Here’s How You Can Travel Back to St. Martin After Hurricane Irma
Both halves of this Leeward Island are bringing back their specific delights.
To the north it’s French and called St. Martin and a bit sleepy; to the south it’s St. Maarten, Dutch, and hopping with casinos and nightlife. But Hurricane Irma knew no borders when it blasted ashore on September 6 after its assault on Barbuda in the wee hours of that same day. On the French side, Irma tore marinas to shreds, pulled trees out of the ground, and sent vehicles flying. On the Dutch side, those same cata-strophic winds ripped the roof off Princess Juliana International Airport, snapped jetways, and hurled heavy debris in all directions. Total damage to the island was estimated to be $1.5 billion, and four residents lost their lives.
Perhaps the greatest symbol of rebirth on the island began at the airport, which reopened in October in a tented, temporary building. A fully rebuilt facility (with a new roof designed to sustain winds of more than 185 miles per hour) is projected to open in early 2019.
The first wave of reopened accommodations was largely villas, condos, and smaller hotels; now, the island’s famed beach resorts are also returning. In St.

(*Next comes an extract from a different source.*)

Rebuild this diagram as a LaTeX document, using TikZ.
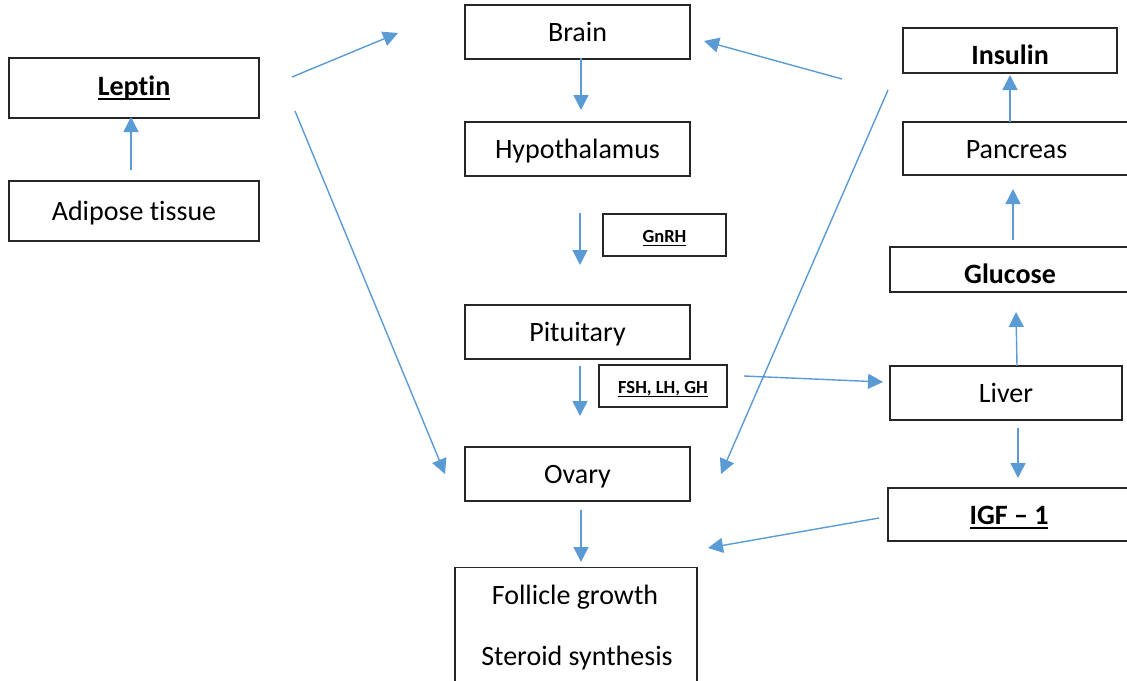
\documentclass[tikz,border=0pt]{standalone}
\usepackage{fontspec}
\setmainfont{Carlito}[RawFeature={-liga;-clig;-dlig}]
\usetikzlibrary{arrows.meta}
\definecolor{arrowblue}{HTML}{5B9BD5}
\newcommand\ulbig[1]{\setbox0\hbox{#1}\rlap{\rule[-5pt]{\wd0}{2pt}}\box0}
\newcommand\ulsmall[1]{\setbox0\hbox{#1}\rlap{\rule[-3.5pt]{\wd0}{1.5pt}}\box0}
\tikzset{
  box/.style={draw=black!85, line width=1.3pt, rectangle, inner sep=0pt,
    text height=19pt, text depth=0pt, font=\fontsize{28}{34}\selectfont},
  smallbox/.style={box, font=\fontsize{18.5}{22}\selectfont\bfseries, text height=15pt},
  plaintext/.style={inner sep=0pt, font=\fontsize{28}{34}\selectfont},
  conn/.style={draw=arrowblue, line width=1.4pt, -{Triangle[length=15pt,width=15pt]}}
}
\begin{document}
\begin{tikzpicture}[x=1pt,y=-1pt]
\useasboundingbox (0,0) rectangle (1127,680);
% central column
\node[box, minimum width=225, minimum height=54] (brain) at (577.5,32) {Brain};
\node[box, minimum width=225, minimum height=54] (hypo) at (577.5,149) {Hypothalamus};
\node[smallbox, minimum width=123, minimum height=42] (gnrh) at (664.5,235) {\ulsmall{GnRH}};
\node[box, minimum width=225, minimum height=54] (pit) at (577.5,332) {Pituitary};
\node[smallbox, minimum width=128, minimum height=42] (fsh) at (663,386) {\ulsmall{FSH, LH, GH}};
\node[box, minimum width=225, minimum height=54] (ovary) at (577.5,474) {Ovary};
\node[box, minimum width=242, minimum height=140, anchor=north] (foll) at (576,567) {};
\node[plaintext, anchor=base] (fg) at (575,604) {Follicle growth};
\node[plaintext, anchor=base] (ss) at (577,665) {Steroid synthesis};
% left column
\node[box, minimum width=250, minimum height=60, text height=14pt, font=\fontsize{28}{34}\selectfont\bfseries] (leptin) at (134,88) {\ulbig{Leptin}};
\node[box, minimum width=250, minimum height=60] (adipose) at (134,211) {Adipose tissue};
% right column
\node[box, minimum width=214, minimum height=45, text height=27pt, font=\fontsize{28}{34}\selectfont\bfseries] (insulin) at (1010,50.5) {Insulin};
\node[box, minimum width=240, minimum height=53] (pancreas) at (1023,148.5) {\hspace*{-13pt}Pancreas};
\node[box, minimum width=250, minimum height=45, text height=27pt, font=\fontsize{28}{34}\selectfont\bfseries] (glucose) at (1015,269.5) {\hspace*{-10pt}Glucose};
\node[box, minimum width=232, minimum height=54] (liver) at (1006,393) {Liver};
\node[box, minimum width=252, minimum height=53, font=\fontsize{28}{34}\selectfont\bfseries] (igf) at (1014,514.5) {\hspace*{-10pt}\ulbig{IGF -- 1}};
% connector end points
\coordinate (a1s) at (581,58);   \coordinate (a1e) at (581,110);
\coordinate (a2s) at (580,213);  \coordinate (a2e) at (580,265);
\coordinate (a3s) at (580,366);  \coordinate (a3e) at (580,416);
\coordinate (a4s) at (581,510);  \coordinate (a4e) at (581,562);
\coordinate (a5s) at (131,170);  \coordinate (a5e) at (131,117);
\coordinate (a6s) at (292,77);   \coordinate (a6e) at (398,33);
\coordinate (a7s) at (295,111);  \coordinate (a7e) at (445,474);
\coordinate (a8s) at (842,79);   \coordinate (a8e) at (704,41);
\coordinate (a9s) at (888,90);   \coordinate (a9e) at (721,474);
\coordinate (a10s) at (1010,122); \coordinate (a10e) at (1010,75);
\coordinate (a11s) at (1013,240); \coordinate (a11e) at (1013,189);
\coordinate (a12s) at (1017,366); \coordinate (a12e) at (1016,312);
\coordinate (a13s) at (744,376);  \coordinate (a13e) at (883,382);
\coordinate (a14s) at (1018,428); \coordinate (a14e) at (1018,478);
\coordinate (a15s) at (879,518);  \coordinate (a15e) at (708,548);
% connectors
\draw[conn] (a1s) -- (a1e);
\draw[conn] (a2s) -- (a2e);
\draw[conn] (a3s) -- (a3e);
\draw[conn] (a4s) -- (a4e);
\draw[conn] (a5s) -- (a5e);
\draw[conn] (a6s) -- (a6e);
\draw[conn] (a7s) -- (a7e);
\draw[conn] (a8s) -- (a8e);
\draw[conn] (a9s) -- (a9e);
\draw[conn] (a10s) -- (a10e);
\draw[conn] (a11s) -- (a11e);
\draw[conn] (a12s) -- (a12e);
\draw[conn] (a13s) -- (a13e);
\draw[conn] (a14s) -- (a14e);
\draw[conn] (a15s) -- (a15e);
\end{tikzpicture}
\end{document}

Maarten, Divi Little Bay Beach Resort, Simpson Bay Resort & Marina, and Oyster Bay Beach Resort have renovated or rebuilt and reopened, among others. The adults-only, all-inclusive Sonesta Ocean Point reopens in November.
In St. Martin, the intimate Grand Case Beach Club opens in November, and villa-style Esmeralda Resort on Orient Bay opens in November. The biggest splash, however, may be in December, when the cosmopolitan Belmond La Samanna reopens—with a complete interior redesign—on its serene mile of private beach. Rates start at $832.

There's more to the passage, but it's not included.